-- Begin MATERIAL FOR THE TASK --
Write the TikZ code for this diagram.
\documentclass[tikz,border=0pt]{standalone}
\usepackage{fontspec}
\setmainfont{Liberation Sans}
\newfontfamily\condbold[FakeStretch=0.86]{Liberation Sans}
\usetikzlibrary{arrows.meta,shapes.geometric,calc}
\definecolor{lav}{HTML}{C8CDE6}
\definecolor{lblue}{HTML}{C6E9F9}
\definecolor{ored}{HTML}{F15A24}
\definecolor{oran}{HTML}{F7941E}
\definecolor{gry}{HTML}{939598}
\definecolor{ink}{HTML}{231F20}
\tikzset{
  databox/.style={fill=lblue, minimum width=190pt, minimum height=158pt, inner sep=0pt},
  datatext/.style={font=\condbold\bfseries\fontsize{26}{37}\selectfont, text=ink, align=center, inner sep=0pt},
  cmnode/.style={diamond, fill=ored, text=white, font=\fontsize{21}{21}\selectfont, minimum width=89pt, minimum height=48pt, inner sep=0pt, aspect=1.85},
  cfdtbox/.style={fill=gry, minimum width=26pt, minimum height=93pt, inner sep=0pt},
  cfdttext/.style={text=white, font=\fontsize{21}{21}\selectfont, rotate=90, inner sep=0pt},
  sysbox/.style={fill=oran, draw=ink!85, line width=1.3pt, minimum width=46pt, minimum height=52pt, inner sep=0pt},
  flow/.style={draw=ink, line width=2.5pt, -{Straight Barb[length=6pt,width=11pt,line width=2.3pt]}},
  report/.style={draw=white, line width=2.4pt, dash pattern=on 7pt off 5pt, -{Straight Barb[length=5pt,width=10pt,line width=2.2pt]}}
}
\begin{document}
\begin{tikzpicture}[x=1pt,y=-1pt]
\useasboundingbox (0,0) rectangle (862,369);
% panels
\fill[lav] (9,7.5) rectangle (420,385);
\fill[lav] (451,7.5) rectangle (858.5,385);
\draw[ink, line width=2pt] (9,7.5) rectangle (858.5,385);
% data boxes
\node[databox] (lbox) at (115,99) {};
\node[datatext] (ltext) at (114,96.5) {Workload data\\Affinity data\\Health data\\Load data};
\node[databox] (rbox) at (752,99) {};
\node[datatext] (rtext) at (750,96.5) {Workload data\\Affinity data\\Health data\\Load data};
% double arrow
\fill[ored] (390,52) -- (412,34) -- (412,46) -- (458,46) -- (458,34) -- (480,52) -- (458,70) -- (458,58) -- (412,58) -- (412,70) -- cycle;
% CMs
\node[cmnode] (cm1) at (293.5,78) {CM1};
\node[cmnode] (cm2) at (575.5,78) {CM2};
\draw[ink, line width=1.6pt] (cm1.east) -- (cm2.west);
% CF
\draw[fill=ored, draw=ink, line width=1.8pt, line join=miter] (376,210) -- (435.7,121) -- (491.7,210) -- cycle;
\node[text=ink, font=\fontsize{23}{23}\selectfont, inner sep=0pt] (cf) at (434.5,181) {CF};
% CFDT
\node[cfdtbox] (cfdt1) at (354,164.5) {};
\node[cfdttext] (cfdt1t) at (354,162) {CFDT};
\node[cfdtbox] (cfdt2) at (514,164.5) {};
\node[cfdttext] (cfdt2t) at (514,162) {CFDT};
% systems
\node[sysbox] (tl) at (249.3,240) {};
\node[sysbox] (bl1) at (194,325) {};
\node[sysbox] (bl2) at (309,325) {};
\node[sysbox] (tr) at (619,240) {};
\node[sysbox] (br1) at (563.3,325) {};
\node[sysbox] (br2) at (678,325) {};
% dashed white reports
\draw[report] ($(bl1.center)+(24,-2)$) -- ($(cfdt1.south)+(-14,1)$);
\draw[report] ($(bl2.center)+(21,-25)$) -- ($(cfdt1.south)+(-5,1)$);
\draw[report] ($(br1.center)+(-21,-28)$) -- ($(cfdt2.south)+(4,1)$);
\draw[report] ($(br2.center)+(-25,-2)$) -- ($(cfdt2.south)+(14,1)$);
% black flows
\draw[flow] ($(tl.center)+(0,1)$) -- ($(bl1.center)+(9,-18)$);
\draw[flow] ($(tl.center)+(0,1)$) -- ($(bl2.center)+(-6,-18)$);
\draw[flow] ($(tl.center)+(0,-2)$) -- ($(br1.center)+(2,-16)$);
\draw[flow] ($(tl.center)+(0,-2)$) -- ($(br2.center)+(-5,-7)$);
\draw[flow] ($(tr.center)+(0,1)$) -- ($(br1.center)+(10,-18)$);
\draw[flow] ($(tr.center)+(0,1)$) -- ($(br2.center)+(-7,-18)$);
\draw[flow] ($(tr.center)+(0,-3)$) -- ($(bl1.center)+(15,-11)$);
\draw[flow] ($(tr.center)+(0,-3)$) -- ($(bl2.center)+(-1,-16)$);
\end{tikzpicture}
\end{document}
-- End MATERIAL FOR THE TASK --
-- Begin MATERIAL FOR THE TASK --
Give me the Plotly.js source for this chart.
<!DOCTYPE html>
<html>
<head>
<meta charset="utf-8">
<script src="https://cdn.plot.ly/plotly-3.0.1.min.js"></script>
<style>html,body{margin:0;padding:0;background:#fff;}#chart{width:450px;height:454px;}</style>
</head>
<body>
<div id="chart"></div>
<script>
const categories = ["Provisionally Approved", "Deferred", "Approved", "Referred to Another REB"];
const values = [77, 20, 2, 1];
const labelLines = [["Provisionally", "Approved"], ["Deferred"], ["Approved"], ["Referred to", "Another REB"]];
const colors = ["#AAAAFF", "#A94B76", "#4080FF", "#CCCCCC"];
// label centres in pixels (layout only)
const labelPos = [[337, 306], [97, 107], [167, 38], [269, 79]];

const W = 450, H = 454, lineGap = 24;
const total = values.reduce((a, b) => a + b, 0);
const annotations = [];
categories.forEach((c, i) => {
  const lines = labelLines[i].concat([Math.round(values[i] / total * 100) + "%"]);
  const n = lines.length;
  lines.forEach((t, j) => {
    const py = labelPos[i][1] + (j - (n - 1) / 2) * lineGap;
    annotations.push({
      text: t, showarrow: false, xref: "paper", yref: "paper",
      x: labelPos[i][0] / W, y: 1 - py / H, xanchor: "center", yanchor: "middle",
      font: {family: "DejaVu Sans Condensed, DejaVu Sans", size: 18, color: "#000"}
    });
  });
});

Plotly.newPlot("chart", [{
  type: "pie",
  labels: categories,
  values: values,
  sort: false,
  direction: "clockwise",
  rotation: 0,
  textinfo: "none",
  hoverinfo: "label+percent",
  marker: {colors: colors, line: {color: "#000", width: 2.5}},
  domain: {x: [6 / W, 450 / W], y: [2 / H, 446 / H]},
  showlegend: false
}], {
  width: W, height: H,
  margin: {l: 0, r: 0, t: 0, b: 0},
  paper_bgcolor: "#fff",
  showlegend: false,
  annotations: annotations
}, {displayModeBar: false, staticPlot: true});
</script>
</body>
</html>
-- End MATERIAL FOR THE TASK --
-- Begin MATERIAL FOR THE TASK --
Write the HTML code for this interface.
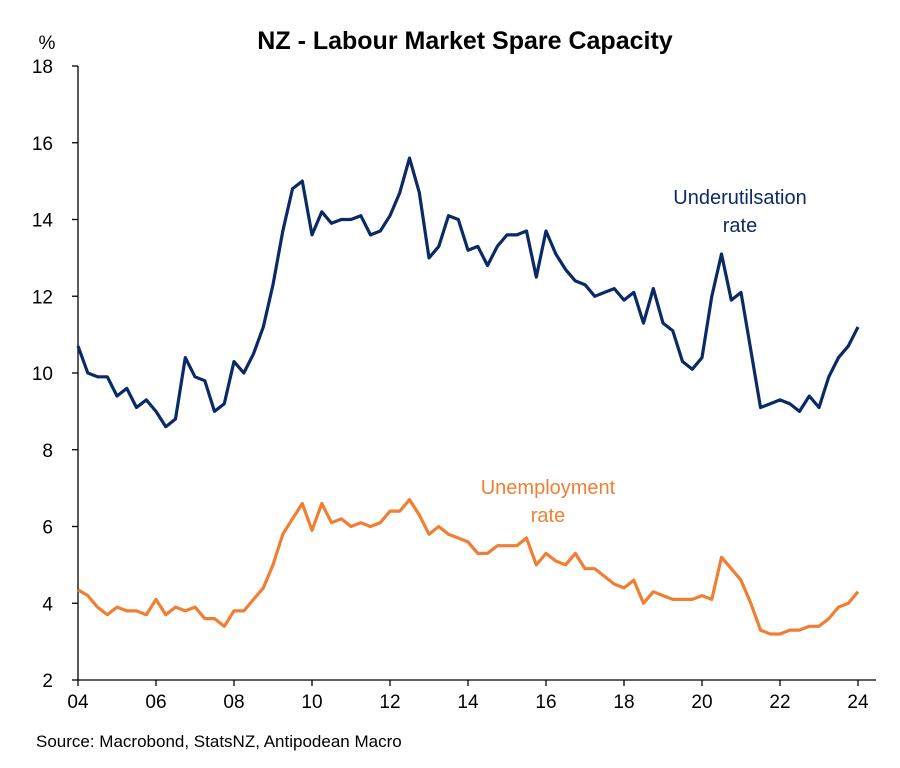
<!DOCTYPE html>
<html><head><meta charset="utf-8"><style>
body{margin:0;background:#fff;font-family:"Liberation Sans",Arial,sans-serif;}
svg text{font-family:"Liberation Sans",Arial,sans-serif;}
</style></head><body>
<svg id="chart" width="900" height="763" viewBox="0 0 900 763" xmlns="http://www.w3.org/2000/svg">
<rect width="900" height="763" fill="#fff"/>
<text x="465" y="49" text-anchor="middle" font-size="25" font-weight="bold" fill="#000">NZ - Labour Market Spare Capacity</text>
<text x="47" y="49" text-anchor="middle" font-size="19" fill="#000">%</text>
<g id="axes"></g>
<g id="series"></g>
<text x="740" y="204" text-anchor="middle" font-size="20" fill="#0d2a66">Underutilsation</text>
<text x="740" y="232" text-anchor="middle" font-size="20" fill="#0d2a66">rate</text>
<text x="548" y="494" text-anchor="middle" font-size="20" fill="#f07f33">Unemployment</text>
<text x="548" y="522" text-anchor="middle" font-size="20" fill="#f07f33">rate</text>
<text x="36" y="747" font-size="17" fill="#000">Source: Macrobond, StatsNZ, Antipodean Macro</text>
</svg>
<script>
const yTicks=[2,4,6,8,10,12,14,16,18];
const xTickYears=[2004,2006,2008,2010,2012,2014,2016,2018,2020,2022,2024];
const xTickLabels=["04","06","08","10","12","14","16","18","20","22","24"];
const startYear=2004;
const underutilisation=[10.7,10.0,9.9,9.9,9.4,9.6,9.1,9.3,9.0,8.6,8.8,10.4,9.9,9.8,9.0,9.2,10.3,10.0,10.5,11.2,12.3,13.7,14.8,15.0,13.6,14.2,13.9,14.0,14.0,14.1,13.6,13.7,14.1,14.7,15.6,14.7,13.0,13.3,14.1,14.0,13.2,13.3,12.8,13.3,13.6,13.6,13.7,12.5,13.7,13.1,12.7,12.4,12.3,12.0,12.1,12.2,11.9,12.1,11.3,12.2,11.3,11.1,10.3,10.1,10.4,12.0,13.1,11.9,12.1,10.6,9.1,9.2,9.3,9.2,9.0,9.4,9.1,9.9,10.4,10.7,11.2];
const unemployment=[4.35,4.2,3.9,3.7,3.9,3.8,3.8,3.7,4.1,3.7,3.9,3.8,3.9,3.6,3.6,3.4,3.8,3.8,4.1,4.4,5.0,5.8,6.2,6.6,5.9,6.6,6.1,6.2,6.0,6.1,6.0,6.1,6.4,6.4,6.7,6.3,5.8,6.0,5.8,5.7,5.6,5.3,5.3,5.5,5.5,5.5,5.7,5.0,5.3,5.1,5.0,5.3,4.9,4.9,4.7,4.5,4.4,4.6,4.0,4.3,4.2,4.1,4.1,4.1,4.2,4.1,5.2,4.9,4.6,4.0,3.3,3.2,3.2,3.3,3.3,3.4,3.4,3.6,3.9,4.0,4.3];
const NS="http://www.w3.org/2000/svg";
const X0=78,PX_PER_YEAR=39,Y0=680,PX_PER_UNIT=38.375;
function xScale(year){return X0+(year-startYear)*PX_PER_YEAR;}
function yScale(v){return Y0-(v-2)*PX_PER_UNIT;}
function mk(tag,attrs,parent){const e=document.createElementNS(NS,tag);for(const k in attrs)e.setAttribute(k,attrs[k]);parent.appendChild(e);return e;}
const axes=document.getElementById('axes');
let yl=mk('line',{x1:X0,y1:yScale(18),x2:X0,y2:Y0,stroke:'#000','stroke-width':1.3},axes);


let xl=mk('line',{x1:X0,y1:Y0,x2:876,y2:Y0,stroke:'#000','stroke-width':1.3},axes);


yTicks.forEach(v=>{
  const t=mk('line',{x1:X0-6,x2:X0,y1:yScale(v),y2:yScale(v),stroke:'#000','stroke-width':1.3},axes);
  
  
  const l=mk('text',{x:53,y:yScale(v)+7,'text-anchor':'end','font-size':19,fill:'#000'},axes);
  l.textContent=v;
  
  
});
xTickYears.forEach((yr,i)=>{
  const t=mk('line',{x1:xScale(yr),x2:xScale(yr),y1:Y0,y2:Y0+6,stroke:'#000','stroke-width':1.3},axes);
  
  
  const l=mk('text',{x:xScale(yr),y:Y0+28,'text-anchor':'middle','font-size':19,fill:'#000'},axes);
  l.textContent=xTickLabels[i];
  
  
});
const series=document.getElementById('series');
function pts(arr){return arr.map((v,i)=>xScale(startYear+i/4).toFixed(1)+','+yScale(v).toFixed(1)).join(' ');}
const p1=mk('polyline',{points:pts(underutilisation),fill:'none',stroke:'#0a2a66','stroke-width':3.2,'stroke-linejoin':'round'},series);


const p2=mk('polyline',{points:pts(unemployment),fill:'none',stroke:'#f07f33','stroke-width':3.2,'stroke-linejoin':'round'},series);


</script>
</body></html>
-- End MATERIAL FOR THE TASK --
GIVEN TASK:
Find all lines holding the string "chart" and copy them.

CORRECT ANSWER:
Give me the Plotly.js source for this chart.
<style>html,body{margin:0;padding:0;background:#fff;}#chart{width:450px;height:454px;}</style>
<div id="chart"></div>
Plotly.newPlot("chart", [{
<svg id="chart" width="900" height="763" viewBox="0 0 900 763" xmlns="http://www.w3.org/2000/svg">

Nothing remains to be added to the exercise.